15 July 2010

Gold Daily Chart, Overhead Resistance, the 50 DMA, and GLD Option Expiry MaxPain

Gold is struggling to overcome some fairly well defended overhead resistance. That much is obvious.

The bullion bears took gold down hard below the 50 Day Moving Average in early July when it was threating to break out through key resistance at 1260, and have been holding it down below that 50 DMA ever since. The price selling is obvious and determined.

Seasonal selling? It does not look anything like selling by motivated investors or actual holders of positions. It does not even look like liquidation under duress.

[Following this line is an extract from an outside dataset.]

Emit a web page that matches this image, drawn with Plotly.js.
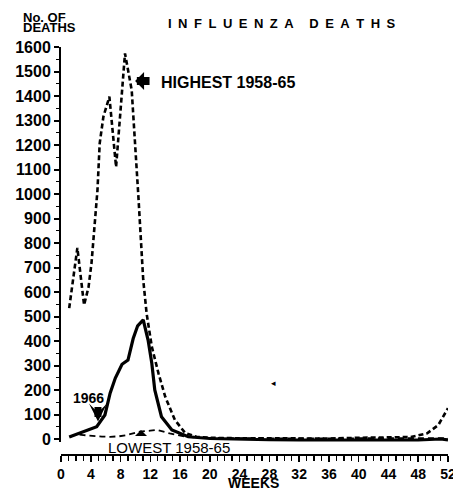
<!DOCTYPE html>
<html>
<head>
<meta charset="utf-8">
<script src="https://cdn.plot.ly/plotly-3.0.1.min.js"></script>
<style>html,body{margin:0;padding:0;background:#fff;}#chart{width:453px;height:490px;}</style>
</head>
<body>
<div id="chart"></div>
<script>
// Highest 1958-65 (dashed)
var highWeeks = [1.1, 2.2, 3.1, 3.7, 4.1, 4.5, 4.9, 5.2, 5.7, 6.5, 7.4, 8.6, 9.5, 10.4, 11.05, 11.5, 12.2, 13.1, 14.0, 15.3, 16.7, 18.2, 20, 24, 28, 32, 36, 40, 44, 47, 49.2, 50.7, 52];
var highDeaths = [534, 780, 547, 620, 718, 870, 1016, 1207, 1316, 1397, 1110, 1574, 1424, 989, 649, 513, 377, 268, 173, 78, 24, 9, 5, 3, 2, 1, 2, 5, 6, 8, 23, 57, 126];
// 1966 (solid)
var y1966Weeks = [1.1, 2.5, 4.0, 4.8, 5.9, 6.6, 7.3, 8.2, 9.0, 9.7, 10.3, 11.05, 11.7, 12.2, 12.6, 13.5, 14.9, 17.1, 20, 24, 28, 32, 36, 40, 44, 48, 50, 51, 52];
var y1966Deaths = [8, 25, 40, 50, 98, 187, 249, 305, 322, 410, 462, 486, 404, 309, 200, 91, 37, 9, 2, -2, -3, -4, -5, -4, -4, -4, -3, 0, -4];
// Lowest 1958-65 (thin dashed)
var lowWeeks = [1.2, 2.1, 3.0, 4.3, 5.5, 6.6, 7.8, 8.8, 10.6, 12.0, 12.9, 14.6, 16.9, 18.5, 24, 32, 40, 48, 52];
var lowDeaths = [9, 19, 16, 12, 10, 9, 11, 16, 30, 34, 37, 23, 9, 5, 3, 2, 3, 3, 3];

var yTicks = [0,100,200,300,400,500,600,700,800,900,1000,1100,1200,1300,1400,1500,1600];
var xTicks = [0,4,8,12,16,20,24,28,32,36,40,44,48,52];

var FONT = "Liberation Sans, Arial, sans-serif";

var traces = [
  {x: highWeeks, y: highDeaths, type: 'scatter', mode: 'lines',
   line: {color: '#000', width: 2.6, dash: '5px,3px'}, hoverinfo: 'skip'},
  {x: lowWeeks, y: lowDeaths, type: 'scatter', mode: 'lines',
   line: {color: '#000', width: 1.8, dash: '6px,4px'}, hoverinfo: 'skip'},
  {x: y1966Weeks, y: y1966Deaths, type: 'scatter', mode: 'lines',
   line: {color: '#000', width: 3.2}, hoverinfo: 'skip'}
];

var layout = {
  width: 453, height: 490,
  margin: {l: 61, r: 5, t: 47, b: 35, pad: 0},
  paper_bgcolor: '#fff', plot_bgcolor: '#fff',
  showlegend: false,
  xaxis: {
    range: [0, 52], anchor: 'free', position: 0,
    showline: true, linecolor: '#000', linewidth: 2,
    ticks: 'outside', ticklen: 6, tickwidth: 1.6, tickcolor: '#000',
    tickvals: xTicks, ticktext: xTicks.map(String),
    ticklabeloverflow: 'allow',
    minor: {dtick: 1, tick0: 0, ticks: 'outside', ticklen: 5, tickwidth: 1.4, tickcolor: '#000'},
    tickfont: {family: FONT, size: 14, color: '#000', weight: 'bold'},
    showgrid: false, zeroline: false, fixedrange: true
  },
  yaxis: {
    range: [-12, 1600], domain: [0.032, 1],
    showline: true, linecolor: '#000', linewidth: 2,
    ticks: 'outside', ticklen: 5, tickwidth: 2, tickcolor: '#000',
    tickvals: yTicks, ticktext: yTicks.map(String),
    minor: {dtick: 50, tick0: 0, ticks: 'outside', ticklen: 3, tickwidth: 1.4, tickcolor: '#000'},
    tickfont: {family: FONT, size: 16, color: '#000', weight: 'bold'},
    showgrid: false, zeroline: false, fixedrange: true
  },
  annotations: [
    {xref: 'paper', yref: 'paper', x: 0.571, y: 1.0588, xanchor: 'center', yanchor: 'middle',
     text: 'I\u2002N\u2002F\u2002L\u2002U\u2002E\u2002N\u2002Z\u2002A\u2003\u2009D\u2002E\u2002A\u2002T\u2002H\u2002S',
     showarrow: false, font: {family: FONT, size: 13, color: '#000', weight: 'bold'}},
    {xref: 'paper', yref: 'paper', x: -0.1034, y: 1.0735, xanchor: 'left', yanchor: 'middle',
     text: 'No. OF', showarrow: false, font: {family: FONT, size: 13, color: '#000', weight: 'bold'}},
    {xref: 'paper', yref: 'paper', x: -0.1034, y: 1.0478, xanchor: 'left', yanchor: 'middle',
     text: 'DEATHS', showarrow: false, font: {family: FONT, size: 13, color: '#000', weight: 'bold'}},
    {xref: 'x', yref: 'y', x: 13.17, y: 1457, xanchor: 'left', yanchor: 'middle',
     text: 'HIGHEST 1958-65', showarrow: false, font: {family: FONT, size: 16, color: '#000', weight: 'bold'}},
    {xref: 'x', yref: 'y', x: 9.95, y: 1461, text: '', showarrow: true,
     ax: 16, ay: 0, arrowhead: 1, arrowsize: 0.375, arrowwidth: 8, arrowcolor: '#000'},
    {xref: 'x', yref: 'y', x: 3.63, y: 167, xanchor: 'center', yanchor: 'middle',
     text: '1966', showarrow: false, font: {family: FONT, size: 14, color: '#000', weight: 'bold'}},
    {xref: 'x', yref: 'y', x: 4.97, y: 71, text: '', showarrow: true,
     ax: 0, ay: -16, arrowhead: 3, arrowsize: 0.43, arrowwidth: 7, arrowcolor: '#000'},
    {xref: 'x', yref: 'paper', x: 14.5, y: 0.0196, xanchor: 'center', yanchor: 'middle',
     text: 'LOWEST 1958-65', showarrow: false, font: {family: FONT, size: 15, color: '#000'}},
    {xref: 'x', yref: 'y', x: 10.75, y: 37, text: '', showarrow: true,
     ax: 0, ay: 7, arrowhead: 1, arrowsize: 1, arrowwidth: 2, arrowcolor: '#000'},
    {xref: 'paper', yref: 'paper', x: 0.4987, y: -0.0686, xanchor: 'center', yanchor: 'middle',
     text: 'WEEKS', showarrow: false, font: {family: FONT, size: 14, color: '#000', weight: 'bold'}},
    {xref: 'x', yref: 'y', x: 28.6, y: 230, xanchor: 'center', yanchor: 'middle',
     text: '\u25C2', showarrow: false, font: {family: 'DejaVu Sans', size: 9, color: '#000'}}
  ]
};

Plotly.newPlot('chart', traces, layout, {displayModeBar: false, staticPlot: true});
</script>
</body>
</html>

I think it is more like a trading gambit by the hedge funds, who planned for seasonality in their cross trades with miners and other pairs, and are determined to make it happen. The 50 DMA is a logical place for traders to make their 'goal line stand.'

This could be tied to the option expiration tomorrow in the GLD ETF. This has become a major trading instrument for cross trades in the metal, and is convenient because it has a tenuous relationship to the physical bullion market.

This is important because if it is just hedge funds they are more likely to get stuffed badly and have to scramble to unwind, as compared to a big bullion bank working with the FED, BIS or IMF determined to maintain control of the currency markets.

Gold Spot Daily Chart with 50 DMA

GLD July Options Expiration 'MaxPain'

MaxPain looks like about where it 'should be' going into the expiry.